The president listed these goals, "Let us work together to reduce the number of women seeking abortions; let's reduce unintended pregnancies." (Watch for this to include a new push for contraceptives and the kind of sex education in schools that has failed to reduce and some believe encourages sexual activity.) "Let's make adoption more available. Let's provide care and support for women who do carry their children to term."
As the president referred to scripture and skillfully engaged in religious rhetoric, he might consider this verse: "By their fruits you shall know them." (Matthew 7:16).
The thousands of pregnancy centers in America today, which offer material and spiritual help to women, did not exist at the time of Roe v. Wade. Will the president raise their visibility and encourage women to seek their help? Will he encourage women who don't want their babies to carry them to term so that others can adopt them? Fewer American women are giving their babies up for adoption. There are approximately 1.2 million abortions each year in the United States and at least that many people/couples waiting to adopt.
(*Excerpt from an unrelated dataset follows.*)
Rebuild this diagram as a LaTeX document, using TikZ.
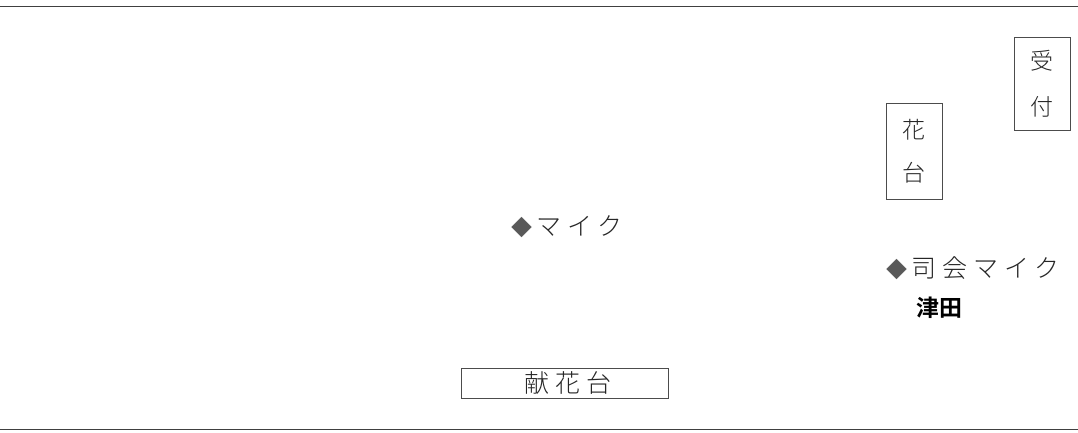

I conclude that abortion has contributed to the lack of available infants for those wishing to adopt them, which is one reason many couples adopt overseas.
There is heartening news for pro-lifers as evidence has emerged of a slight cultural shift. For the first time since the Gallup organization began measuring opinion on the subject, more Americans self-identify as "pro-life" (51 percent) than "pro-choice" (42 percent). Moreover, Gallup found that momentum is now on the side of pro-lifers. Just one year ago, those self-identifying as pro-life stood at 44 percent and those who were pro-choice at 50 percent. That is a dramatic reversal. In part, it is because of the tireless efforts by pro-lifers through pregnancy help centers, sonograms, testimonies of women who regret having had an abortion and TV commercials. It is also because a new generation has rejected the old arguments about coat hangers and back alleys. Younger people are taking a fresh look at the issue and embracing the moral argument that all human life is sacred, whatever its status.
Politicians are sensing this, which is why Obama is trying to have it both ways and possibly further divide the Catholic vote. But at least he is giving credibility to the moral argument, unlike most of his pro-choice peers. His speech was an appeal for discussion and respect for people with different views. That's a good beginning, but the ending is what counts and the initial actions of this president when it comes to abortion and stem cell research have not been pro-life.
Let's see if he can produce some fruit from what has so far been a dead stump.